Ok, sorry about the "Horrible 5870 performance" but this goes to the same topic...
... why is the 64x1 block size performance so horrid?
Compute shader might be faster but you really need to know how to get perfect texture fetch to make it so.
Accessing naively (64x1) gives HORRIBLE performance... WAY worse than pixel shader mode. And if LDS isn't any faster... I mean how many applications out there really need LDS?
What's more curious to me, is that the 4870 runs twice as fast for accessing that block size in compute shader mode than the 5870.
Also, for the same number of inputs in pixel shader mode and an increasing ALU:Fetch ratio, the 4870 changes from texture bound to ALU bound at a lower ALU:Fetch ratio than the 5870, though the overall execution is still faster on the 5870.
Micah,
In compute shader mode using a 64x1 block size the 5870 performs twice as bad as the 4870 for a very simple benchmark. It would be great if you could verify this. The kernel code for all my benchmarks stays the same when I run it across the cards.

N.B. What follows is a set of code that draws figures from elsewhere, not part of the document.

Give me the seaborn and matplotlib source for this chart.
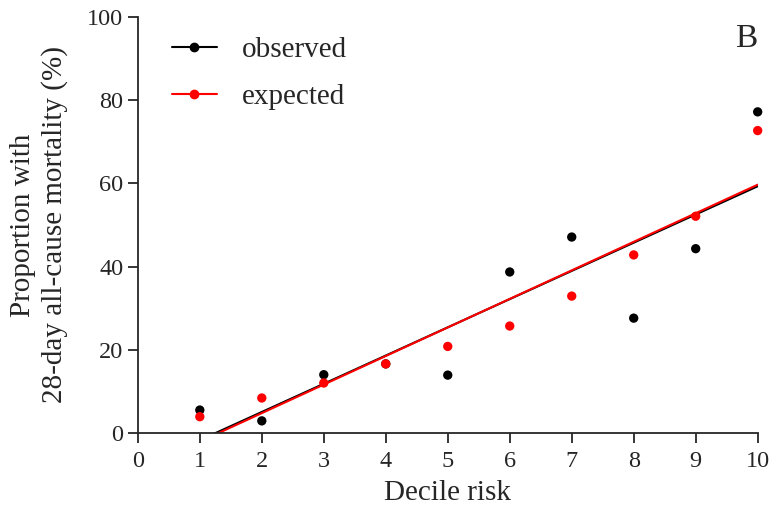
import numpy as np
import pandas as pd
import matplotlib
matplotlib.use('Agg')
import matplotlib.pyplot as plt
from matplotlib.lines import Line2D
import seaborn as sns

deciles = [1, 2, 3, 4, 5, 6, 7, 8, 9, 10]
observed = [5.5, 2.9, 14.0, 16.6, 13.9, 38.7, 47.1, 27.6, 44.3, 77.2]
expected = [3.9, 8.4, 12.0, 16.6, 20.8, 25.7, 32.9, 42.8, 52.1, 72.7]

df = pd.DataFrame({'decile': deciles, 'observed': observed, 'expected': expected})

sns.set_style('ticks')
plt.rcParams['font.family'] = ['Liberation Serif', 'DejaVu Serif']

fig = plt.figure(figsize=(7.7, 5.16), dpi=100)
ax = fig.add_axes([0.179, 0.161, 0.805, 0.806])

# fitted lines, then the points on top
sns.regplot(data=df, x='decile', y='observed', scatter=False, ci=None, ax=ax,
            line_kws={'color': 'black', 'lw': 1.5})
sns.regplot(data=df, x='decile', y='expected', scatter=False, ci=None, ax=ax,
            line_kws={'color': 'red', 'lw': 1.5})
sns.scatterplot(data=df, x='decile', y='observed', color='black', s=45,
                edgecolor='none', ax=ax, clip_on=False, zorder=3)
sns.scatterplot(data=df, x='decile', y='expected', color='red', s=45,
                edgecolor='none', ax=ax, clip_on=False, zorder=4)

ax.set_xlim(0, 10)
ax.set_ylim(0, 100)
ax.set_xticks(range(0, 11))
ax.set_yticks(range(0, 101, 20))
sns.despine(ax=ax)
for s in ['left', 'bottom']:
    ax.spines[s].set_linewidth(1.3)
ax.tick_params(axis='both', labelsize=17.5, width=1.3, length=7, direction='out')
ax.tick_params(axis='x', pad=6)

ax.set_xlabel('Decile risk', fontsize=21, labelpad=6)
ax.set_ylabel('Proportion with\n28-day all-cause mortality (%)', fontsize=21,
              labelpad=14, linespacing=1.25)

handles = [Line2D([], [], color='black', marker='o', markersize=6, lw=1.5),
           Line2D([], [], color='red', marker='o', markersize=6, lw=1.5)]
ax.legend(handles, ['observed', 'expected'], loc='upper left',
          bbox_to_anchor=(0.012, 1.015), frameon=False, fontsize=21,
          handlelength=1.55, handletextpad=0.85, labelspacing=0.7)

ax.text(1.0, 0.985, 'B', transform=ax.transAxes, fontsize=24,
        ha='right', va='top')

fig.savefig('out.png', dpi=100)
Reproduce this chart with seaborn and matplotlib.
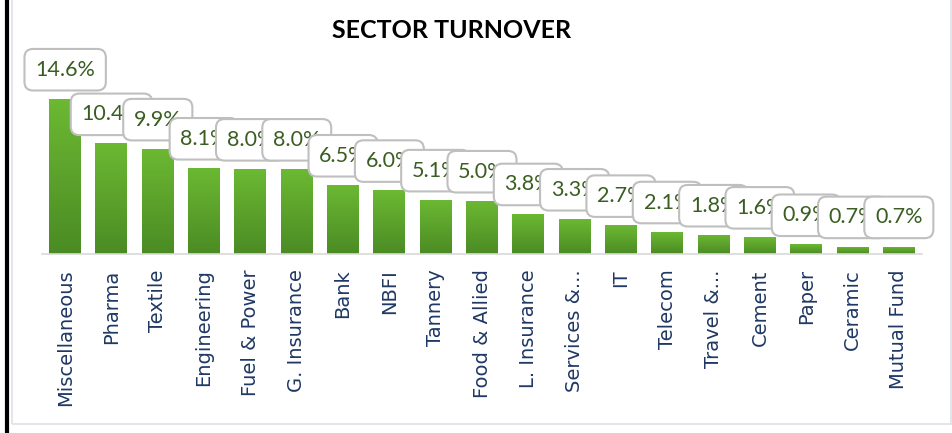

I do have several benchmarks trying to test different parameters/aspects of the newer generation cards; however, at the moment I'm only using 64x1 block size. I will be trying an 8x8 block size shortly I think, if I have time, I'm on a deadline.
Micah,
I just have two more questions:
1. It doesn't seem that streaming store and global write are any different? Is that true?
2. I get better performance on the 5870 using streaming store and global read than I do using streaming store and texture fetch in pixel shader mode for float4 data types. Does that sound right? What I mean is that it appears for pixel shader mode texture fetch stays the bottleneck for even very high ALU:Fetch ratios, while this is not true if I use Global Read.
Originally posted by: ryta1203 Micah,
I just have two more questions:
1. It doesn't seem that streaming store and global write are any different? Is that true?
2. I get better performance on the 5870 using streaming store and global read than I do using streaming store and texture fetch in pixel shader mode for float4 data types. Does that sound right? What I mean is that it appears for pixel shader mode texture fetch stays the bottleneck for even very high ALU:Fetch ratios, while this is not true if I use Global Read.
1. Would still like an answer.
2. What I mean is, for float4 on 5870 (greater is better)
4x16 > 64x1 block size in compute shader mode
global read in pixel shader mode > texture fetch in pixel shader mode
4x16 in compute shader mode ~= global read in compute shade mode
Do these comparisons look accurate? It still seems that pixel shader mode is faster, regardless, even though ATI claims that theoretically it shouldn't be.
However, for the 4870, I found that 4x16 texture fetch was much better than global read. On the 4870, I found that global read was the same for float, float4, pixel and compute (any combo thereof); however, on the 5870, it seems pixel was a little faster than compute. I have a lot of results, and so a lot of questions, but I don't have the time to share them all to see if the results are accurate or not.